Et puis, les sentiments et non la sensiblerie car Yu Hua a su très bien contourner ces  » travers ».

C’est avec beaucoup de finesse, d’humour et d’émotion que Yu Hua s’exprime.

Si vous êtes rebutés par le langage brut , ce livre ne vous plaira peut-être pas mais pourquoi ne pas essayer ?

Voilà j’ai reposé le livre que j’avais emprunté à la bibliothèque.

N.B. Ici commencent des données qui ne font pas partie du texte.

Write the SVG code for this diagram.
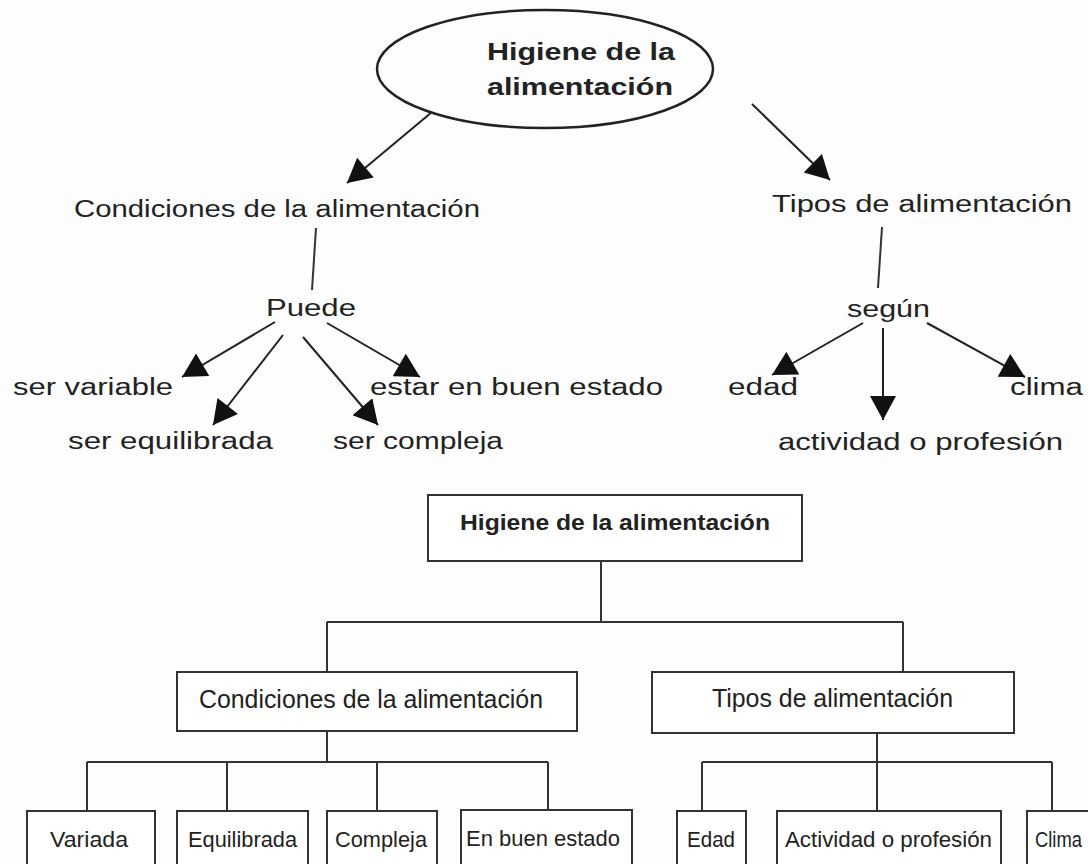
<svg xmlns="http://www.w3.org/2000/svg" width="1088" height="864" viewBox="0 0 1088 864">
<defs>
<marker id="ah" markerUnits="userSpaceOnUse" markerWidth="26" markerHeight="26" viewBox="0 0 24 26" refX="24" refY="13" orient="auto">
<path d="M0,0 L24,13 L0,26 z" fill="#111"/>
</marker>
<style>
.t{font-family:"Liberation Sans",Arial,sans-serif;fill:#222;}
.top{font-size:23px;}
.b{font-weight:bold;}
.leaf{font-size:22px;}
.mid{font-size:25px;}
.box{fill:#fff;stroke:#333;stroke-width:2;}
.ln{stroke:#333;stroke-width:2;fill:none;}
.ar{stroke:#222;stroke-width:2;fill:none;marker-end:url(#ah);}
</style>
</defs>
<rect width="1088" height="864" fill="#fdfdfd"/>

<g id="connectors">
<line class="ar" x1="432" y1="112" x2="347" y2="183"/>
<line class="ar" x1="752" y1="104" x2="830" y2="180"/>
<line class="ln" x1="316" y1="228" x2="312" y2="290"/>
<line class="ln" x1="882" y1="227" x2="878" y2="288"/>
<line class="ar" x1="275" y1="322" x2="182" y2="377"/>
<line class="ar" x1="283" y1="335" x2="213" y2="425"/>
<line class="ar" x1="303" y1="337" x2="378" y2="425"/>
<line class="ar" x1="327" y1="323" x2="420" y2="377"/>
<line class="ar" x1="863" y1="323" x2="772" y2="375"/>
<line class="ar" x1="883" y1="328" x2="883" y2="420"/>
<line class="ar" x1="927" y1="323" x2="1025" y2="377"/>
<path class="ln" d="M601,561 V622 M327,622 H903 M327,622 V672 M903,622 V672"/>
<path class="ln" d="M327,731 V762 M87,762 H548 M87,762 V811 M227,762 V811 M377,762 V811 M548,762 V811"/>
<path class="ln" d="M877,733 V762 M702,762 H1052 M702,762 V811 M877,762 V811 M1052,762 V811"/>
</g>

<g id="n-higiene-top">
<ellipse cx="545" cy="69" rx="168" ry="59" fill="none" stroke="#222" stroke-width="2.5"/>
<text class="t top b" x="487" y="60" textLength="188" lengthAdjust="spacingAndGlyphs">Higiene de la</text>
<text class="t top b" x="487" y="95" textLength="186" lengthAdjust="spacingAndGlyphs">alimentación</text>
</g>
<g id="n-condiciones-top"><text class="t top" x="74" y="217" textLength="406" lengthAdjust="spacingAndGlyphs">Condiciones de la alimentación</text></g>
<g id="n-tipos-top"><text class="t top" x="772" y="212" textLength="300" lengthAdjust="spacingAndGlyphs">Tipos de alimentación</text></g>
<g id="n-puede"><text class="t top" x="266" y="316" textLength="90" lengthAdjust="spacingAndGlyphs">Puede</text></g>
<g id="n-segun"><text class="t top" x="847" y="317" textLength="83" lengthAdjust="spacingAndGlyphs">según</text></g>
<g id="n-variable"><text class="t top" x="13" y="395" textLength="160" lengthAdjust="spacingAndGlyphs">ser variable</text></g>
<g id="n-estar"><text class="t top" x="370" y="395" textLength="293" lengthAdjust="spacingAndGlyphs">estar en buen estado</text></g>
<g id="n-equilibrada"><text class="t top" x="68" y="449" textLength="205" lengthAdjust="spacingAndGlyphs">ser equilibrada</text></g>
<g id="n-compleja"><text class="t top" x="333" y="449" textLength="170" lengthAdjust="spacingAndGlyphs">ser compleja</text></g>
<g id="n-edad"><text class="t top" x="728" y="395" textLength="70" lengthAdjust="spacingAndGlyphs">edad</text></g>
<g id="n-clima"><text class="t top" x="1010" y="395" textLength="73" lengthAdjust="spacingAndGlyphs">clima</text></g>
<g id="n-actividad"><text class="t top" x="778" y="450" textLength="285" lengthAdjust="spacingAndGlyphs">actividad o profesión</text></g>

<g id="b-higiene">
<rect class="box" x="428" y="495" width="374" height="66"/>
<text class="t b" style="font-size:22px" x="460" y="530" textLength="310" lengthAdjust="spacingAndGlyphs">Higiene de la alimentación</text>
</g>
<g id="b-condiciones">
<rect class="box" x="177" y="672" width="400" height="59"/>
<text class="t mid" x="199" y="708" textLength="344" lengthAdjust="spacingAndGlyphs">Condiciones de la alimentación</text>
</g>
<g id="b-tipos">
<rect class="box" x="652" y="672" width="362" height="61"/>
<text class="t mid" x="712" y="707" textLength="241" lengthAdjust="spacingAndGlyphs">Tipos de alimentación</text>
</g>
<g id="b-variada">
<rect class="box" x="27" y="811" width="128" height="80"/>
<text class="t leaf" x="50" y="847" textLength="78" lengthAdjust="spacingAndGlyphs">Variada</text>
</g>
<g id="b-equilibrada">
<rect class="box" x="177" y="811" width="131" height="80"/>
<text class="t leaf" x="188" y="847" textLength="109" lengthAdjust="spacingAndGlyphs">Equilibrada</text>
</g>
<g id="b-compleja">
<rect class="box" x="327" y="811" width="110" height="80"/>
<text class="t leaf" x="335" y="847" textLength="92" lengthAdjust="spacingAndGlyphs">Compleja</text>
</g>
<g id="b-buen-estado">
<rect class="box" x="461" y="810" width="171" height="80"/>
<text class="t leaf" x="466" y="846" textLength="154" lengthAdjust="spacingAndGlyphs">En buen estado</text>
</g>
<g id="b-edad">
<rect class="box" x="677" y="811" width="69" height="80"/>
<text class="t leaf" x="687" y="847" textLength="48" lengthAdjust="spacingAndGlyphs">Edad</text>
</g>
<g id="b-actividad">
<rect class="box" x="777" y="811" width="224" height="80"/>
<text class="t leaf" x="785" y="847" textLength="207" lengthAdjust="spacingAndGlyphs">Actividad o profesión</text>
</g>
<g id="b-clima">
<rect class="box" x="1027" y="811" width="80" height="80"/>
<text class="t leaf" x="1035" y="847" textLength="47" lengthAdjust="spacingAndGlyphs">Clima</text>
</g>
</svg>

Je veux l’avoir dans ma propre bibliothèque, c’est un chef d’oeuvre …je suis étonnée qu’il ne soit pas encore adapté au cinéma.

Dans l’édition d’Actes sud les notes de fin de volume sont utiles à la compréhension du contexte historique et aux différentes allusions aux légendes et courant artistiques

 

Histoire de vous donner envie, un extrait en début de livre

De nos jours, des fesses de femmes nues, on en voit partout, à la télévision, au cinéma, dans les VCD ou les DVD,dans les publicités ou dans les magazines, sur les stylos à bille ou les briquets… Des postérieurs de toutes sortes, des postérieurs d’importation ou des postérieurs de fabrication chinoise ; des blancs, des jaunes, des noirs et des bruns ;des larges, des étroits, des gros et des maigres ; des lisses et des rugueux ; des jeunes et des vieux ; des faux et des vrais. On n’a que l’embarras du choix, et une paire d’yeux ne suffit pas pour tout regarder. De nos jours, les fesses d’une femme à poil, cela ne vaut plus rien : il suffit de lever la tête pour en voir une paire, on a à peine le temps d’éternuer qu’on tombe sur une deuxième, et on n’a pas sitôt tourné le coin de la rue qu’on risque de marcher sur une troisième. Mais en ce temps-là, il n’en allait pas de même. C’était un trésor que personne n’aurait échangé contre tout l’or du monde, et il n’y a qu’aux toilettes qu’on pouvait espérer en mater une.